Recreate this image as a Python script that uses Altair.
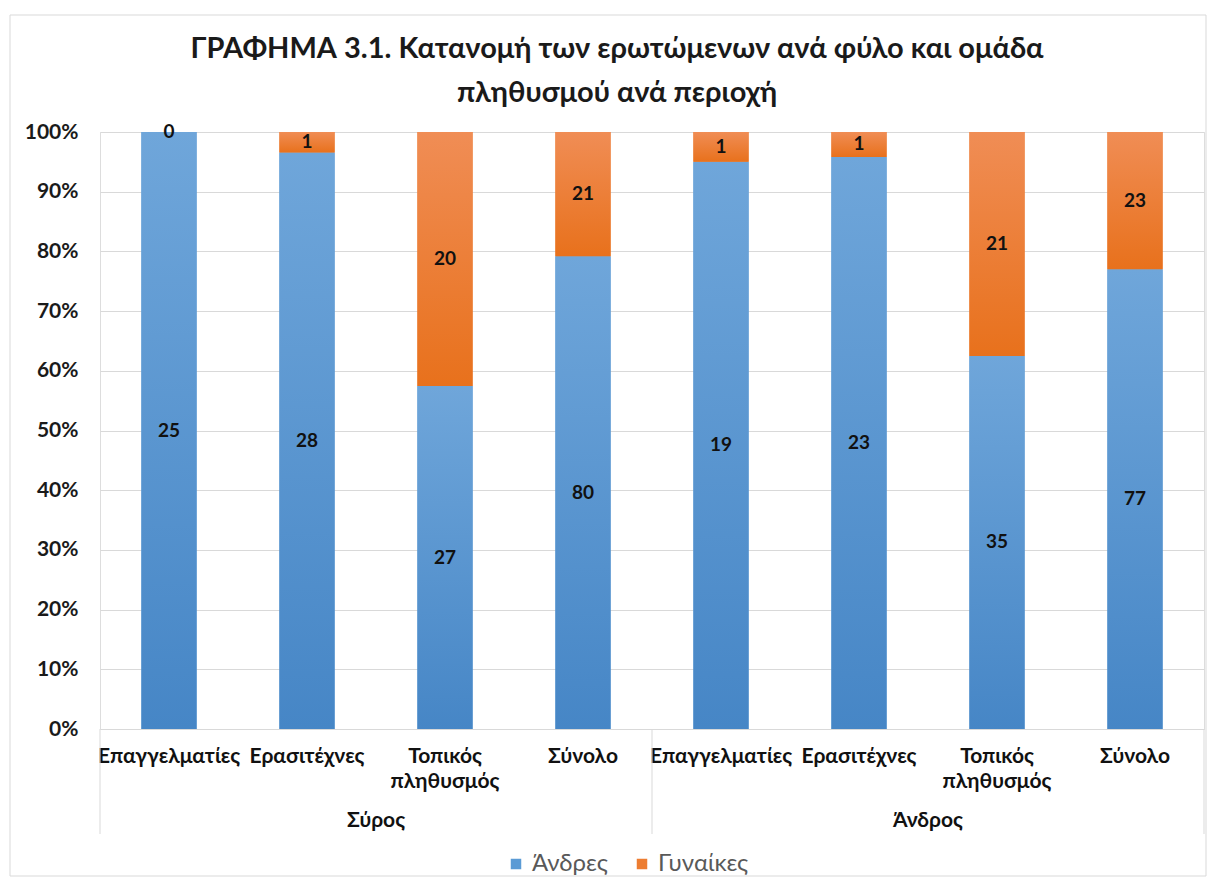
import altair as alt
import pandas as pd

groups = ["Σύρος", "Άνδρος"]
categories = ["Επαγγελματίες", "Ερασιτέχνες", "Τοπικός\nπληθυσμός", "Σύνολο"]
series = ["Άνδρες", "Γυναίκες"]
men = [25, 28, 27, 80, 19, 23, 35, 77]
women = [0, 1, 20, 21, 1, 1, 21, 23]
y_ticks = [0, 0.1, 0.2, 0.3, 0.4, 0.5, 0.6, 0.7, 0.8, 0.9, 1.0]

FONT = "Lato"
W, H = 1104, 597

keys, rows, cat_rows = [], [], []
for gi, g in enumerate(groups):
    for ci, c in enumerate(categories):
        k = f"{gi}-{ci}"
        keys.append(k)
        cat_rows.append({"key": k, "cat": c, "group": g, "ci": ci})
for i, k in enumerate(keys):
    rows.append({"key": k, "sex": series[0], "so": 0, "value": men[i]})
    rows.append({"key": k, "sex": series[1], "so": 1, "value": women[i]})

df = pd.DataFrame(rows)
cats = pd.DataFrame(cat_rows)
grp = cats[cats["ci"] == 1].copy()
seps_start = pd.DataFrame({"key": [keys[0], keys[4]]})
seps_end = pd.DataFrame({"key": [keys[7]]})

xscale = alt.Scale(domain=keys, paddingInner=0, paddingOuter=0)
colors = ["#5B9BD5", "#ED7D31"]

stacked = alt.Chart(df).transform_stack(
    stack="value", groupby=["key"], as_=["y0", "y1"], offset="normalize",
    sort=[alt.SortField("so", order="ascending")]
).transform_calculate(mid="(datum.y0 + datum.y1) / 2")

yenc = alt.Y("y0:Q", scale=alt.Scale(domain=[0, 1]),
             axis=alt.Axis(values=y_ticks, format=".0%", title=None, domain=False, ticks=False,
                           labelFont=FONT, labelFontSize=21, labelFontWeight="bold",
                           labelColor="#1a1a1a", labelPadding=22,
                           gridColor="#d9d9d9", gridWidth=1))
xenc = alt.X("key:N", scale=xscale, axis=None)

base_bars = stacked.mark_bar(width=alt.RelativeBandSize(0.4)).encode(
    x=xenc, y=yenc, y2="y1:Q",
    color=alt.Color("sex:N", scale=alt.Scale(domain=series, range=colors),
                    legend=alt.Legend(title=None, orient="none", direction="horizontal",
                                      legendX=404, legendY=720, symbolType="square",
                                      symbolSize=110, labelFont=FONT, labelFontSize=24,
                                      labelColor="#595959", columnPadding=22,
                                      symbolStrokeWidth=0)),
)

def grad(top, bottom):
    return alt.LinearGradient(gradient="linear", x1=0, y1=0, x2=0, y2=1,
                              stops=[alt.GradientStop(color=top, offset=0),
                                     alt.GradientStop(color=bottom, offset=1)])

men_bars = stacked.transform_filter(alt.datum.so == 0).mark_bar(
    width=alt.RelativeBandSize(0.4), color=grad("#6fa6da", "#4686c6")
).encode(x=xenc, y=alt.Y("y0:Q"), y2="y1:Q")
women_bars = stacked.transform_filter(alt.datum.so == 1).mark_bar(
    width=alt.RelativeBandSize(0.4), color=grad("#f08d55", "#e8711c")
).encode(x=xenc, y=alt.Y("y0:Q"), y2="y1:Q")

value_labels = stacked.mark_text(font=FONT, fontSize=19, fontWeight="bold",
                                 color="#111111", baseline="middle").encode(
    x=xenc, y=alt.Y("mid:Q"), text="value:Q")

cat_labels = alt.Chart(cats).mark_text(font=FONT, fontSize=21, fontWeight="bold",
                                       color="#111111", baseline="top", lineBreak="\n",
                                       lineHeight=25).encode(
    x=xenc, y=alt.value(H + 17), text="cat:N")

grp_labels = alt.Chart(grp).mark_text(font=FONT, fontSize=21, fontWeight="bold",
                                      color="#111111", baseline="top").encode(
    x=alt.X("key:N", scale=xscale, axis=None, bandPosition=1),
    y=alt.value(H + 81), text="group:N")

sep_rules = alt.Chart(seps_start).mark_rule(color="#d9d9d9", strokeWidth=1).encode(
    x=alt.X("key:N", scale=xscale, axis=None, bandPosition=0),
    y=alt.value(H), y2=alt.value(H + 105))
sep_end = alt.Chart(seps_end).mark_rule(color="#d9d9d9", strokeWidth=1).encode(
    x=alt.X("key:N", scale=xscale, axis=None, bandPosition=1),
    y=alt.value(H), y2=alt.value(H + 105))

frame = alt.Chart(pd.DataFrame({"k": [0]})).mark_rect(
    fill=None, stroke="#d9d9d9", strokeWidth=1).encode(
    x=alt.value(-90), x2=alt.value(W + 2), y=alt.value(-117), y2=alt.value(744))

chart = alt.layer(
    frame, base_bars, men_bars, women_bars, value_labels, cat_labels, grp_labels,
    sep_rules, sep_end
).properties(
    width=W, height=H,
    autosize=alt.AutoSizeParams(type="none"),
    padding={"left": 92, "top": 124, "right": 4, "bottom": 148},
    title=alt.TitleParams(
        text=["ΓΡΑΦΗΜΑ 3.1. Κατανομή των ερωτώμενων ανά φύλο και ομάδα",
              "πληθυσμού ανά περιοχή"],
        font=FONT, fontSize=29, fontWeight="bold", color="#1a1a1a",
        anchor="middle", dx=-35, offset=-93, lineHeight=44),
).configure_view(stroke=None).configure(background="white")

chart.save("out.html", embed_options={"renderer": "svg", "actions": False})
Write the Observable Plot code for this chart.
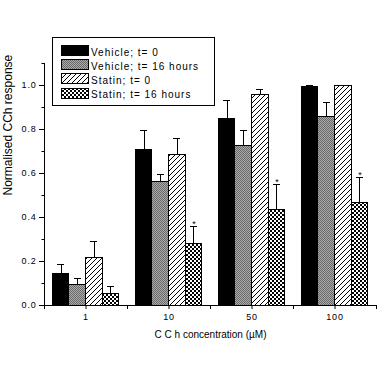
<!DOCTYPE html>
<html>
<head>
<meta charset="utf-8">
<script src="https://cdn.jsdelivr.net/npm/d3@7"></script>
<script src="https://cdn.jsdelivr.net/npm/@observablehq/plot@0.6"></script>
<style>
  html, body { margin: 0; padding: 0; background: white; }
  #chart { position: relative; width: 380px; height: 370px; }
  svg g[aria-label="x-axis tick label"], svg g[aria-label="y-axis tick label"] { letter-spacing: 0.8px; }
</style>
</head>
<body>
<div id="chart"></div>
<script>
// ---- data ----
const concentrations = ["1", "10", "50", "100"];
const seriesNames = ["Vehicle; t= 0", "Vehicle; t= 16 hours", "Statin; t= 0", "Statin; t= 16 hours"];
const vehicle0    = [0.141, 0.705, 0.848, 0.995];
const vehicle0Err = [0.045, 0.089, 0.082, 0.005];
const vehicle16    = [0.094, 0.562, 0.726, 0.858];
const vehicle16Err = [0.027, 0.033, 0.068, 0.066];
const statin0    = [0.218, 0.686, 0.958, 1.000];
const statin0Err = [0.073, 0.072, 0.022, 0.000];
const statin16    = [0.053, 0.280, 0.435, 0.464];
const statin16Err = [0.033, 0.078, 0.114, 0.116];
const statin16Sig = [false, true, true, true];
const yMajorTicks = [0, 0.2, 0.4, 0.6, 0.8, 1.0];
const yMinorTicks = [0.1, 0.3, 0.5, 0.7, 0.9, 1.1];
const xTitle = "C C h concentration (\u00b5M)";
const yTitle = "Normalised CCh response";

// ---- build table ----
const values = [vehicle0, vehicle16, statin0, statin16];
const errors = [vehicle0Err, vehicle16Err, statin0Err, statin16Err];
const sig = [null, null, null, statin16Sig];
const rows = [];
seriesNames.forEach((name, s) => {
  concentrations.forEach((c, g) => {
    rows.push({series: name, s, conc: c, g, value: values[s][g], err: errors[s][g], sig: sig[s] ? sig[s][g] : false});
  });
});

const fills = ["black", "url(#pGray)", "url(#pHatch)", "url(#pCross)"];
const groupPad = 0.1, barW = 0.2, capHalf = 0.04;
const bx1 = d => d.g + groupPad + d.s * barW;
const bx2 = d => d.g + groupPad + (d.s + 1) * barW;
const bxc = d => d.g + groupPad + (d.s + 0.5) * barW;
const yDomain = [0, 1.1];
const xDomain = [0, concentrations.length];

const barMarks = seriesNames.map((name, s) =>
  Plot.rect(rows.filter(d => d.s === s), {
    x1: bx1, x2: bx2, y1: 0, y2: "value",
    fill: fills[s], stroke: "black", strokeWidth: 1, shapeRendering: "crispEdges"
  })
);
const errRows = rows.filter(d => d.err > 0);

const svg = Plot.plot({
  width: 380,
  height: 370,
  marginLeft: 44,
  marginRight: 4,
  marginTop: 63,
  marginBottom: 65,
  style: {background: "white", color: "black", fontFamily: "'Liberation Sans', Arial, sans-serif", fontSize: "9px"},
  x: {domain: xDomain},
  y: {domain: yDomain},
  marks: [
    ...barMarks,
    Plot.ruleX(errRows, {x: bxc, y1: "value", y2: d => d.value + d.err, stroke: "black", strokeWidth: 1, shapeRendering: "crispEdges"}),
    Plot.ruleY(errRows, {y: d => d.value + d.err, x1: d => bxc(d) - capHalf, x2: d => bxc(d) + capHalf, stroke: "black", strokeWidth: 1, shapeRendering: "crispEdges"}),
    Plot.text(rows.filter(d => d.sig), {x: bxc, y: d => d.value + d.err, text: () => "*", dy: -3, fontSize: 9, fill: "black"}),
    Plot.ruleX([xDomain[0]], {y1: yDomain[0], y2: yDomain[1], stroke: "black", shapeRendering: "crispEdges"}),
    Plot.ruleY([yDomain[0]], {x1: xDomain[0], x2: xDomain[1], stroke: "black", shapeRendering: "crispEdges"}),
    Plot.axisY({ticks: yMajorTicks, tickFormat: d3.format(".1f"), tickSize: 5, tickPadding: 3, label: null}),
    Plot.axisY({ticks: yMinorTicks, tickFormat: () => "", tickSize: 2.5, label: null}),
    Plot.axisX({
      ticks: d3.range(0, concentrations.length * 2 + 1).map(i => i / 2),
      tickFormat: d => (d % 1 === 0.5 ? concentrations[Math.floor(d)] : ""),
      tickSize: 4, tickPadding: 4, label: null
    }),
    Plot.text([xTitle], {frameAnchor: "bottom", x: (xDomain[0] + xDomain[1]) / 2, dy: 32, fontSize: 10, fill: "black"}),
    Plot.text([yTitle], {frameAnchor: "left", y: (yMajorTicks[0] + yMajorTicks[yMajorTicks.length - 1]) / 2, dx: -36, rotate: -90, fontSize: 12, fill: "black"})
  ]
});

// ---- patterns ----
const sel = d3.select(svg);
const defs = sel.insert("defs", ":first-child");
const pg = defs.append("pattern").attr("id", "pGray").attr("patternUnits", "userSpaceOnUse").attr("width", 2).attr("height", 2);
pg.append("rect").attr("width", 2).attr("height", 2).attr("fill", "#a9a9a9");
pg.append("rect").attr("x", 0).attr("y", 0).attr("width", 1).attr("height", 1).attr("fill", "#6a6a6a");
pg.append("rect").attr("x", 1).attr("y", 1).attr("width", 1).attr("height", 1).attr("fill", "#6a6a6a");
const ph = defs.append("pattern").attr("id", "pHatch").attr("patternUnits", "userSpaceOnUse").attr("width", 5).attr("height", 5);
ph.append("rect").attr("width", 5).attr("height", 5).attr("fill", "white");
ph.append("path").attr("d", "M-1,1 L1,-1 M0,5 L5,0 M4,6 L6,4").attr("stroke", "black").attr("stroke-width", 1);
const pc = defs.append("pattern").attr("id", "pCross").attr("patternUnits", "userSpaceOnUse").attr("width", 4).attr("height", 4);
pc.append("rect").attr("width", 4).attr("height", 4).attr("fill", "white");
pc.append("rect").attr("x", 0).attr("y", 0).attr("width", 2).attr("height", 2).attr("fill", "black");
pc.append("rect").attr("x", 2).attr("y", 2).attr("width", 2).attr("height", 2).attr("fill", "black");

// ---- legend ----
const lg = sel.append("g").attr("font-family", "'Liberation Sans', Arial, sans-serif").attr("text-anchor", "start");
lg.append("rect").attr("x", 52.5).attr("y", 37.5).attr("width", 162).attr("height", 68)
  .attr("fill", "white").attr("stroke", "black").attr("shape-rendering", "crispEdges");
seriesNames.forEach((name, s) => {
  const top = 45.5 + s * 14.2;
  lg.append("rect").attr("x", 61.5).attr("y", top).attr("width", 27).attr("height", 10)
    .attr("fill", fills[s]).attr("stroke", "black").attr("shape-rendering", "crispEdges");
  lg.append("text").attr("x", 91).attr("y", top + 10).attr("font-size", 10)
    .attr("text-anchor", "start").attr("letter-spacing", "1px").attr("fill", "black").text(name);
});

document.getElementById("chart").appendChild(svg);
</script>
</body>
</html>
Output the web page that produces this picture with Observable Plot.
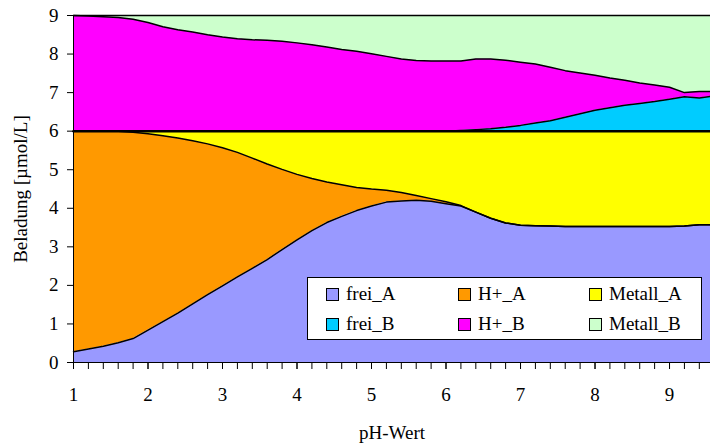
----------
## Aim
Extract each line holding the word "that" from the records.

## The output
Recreate this image as a Python script that uses Altair.
Output the web page that produces this picture with Observable Plot.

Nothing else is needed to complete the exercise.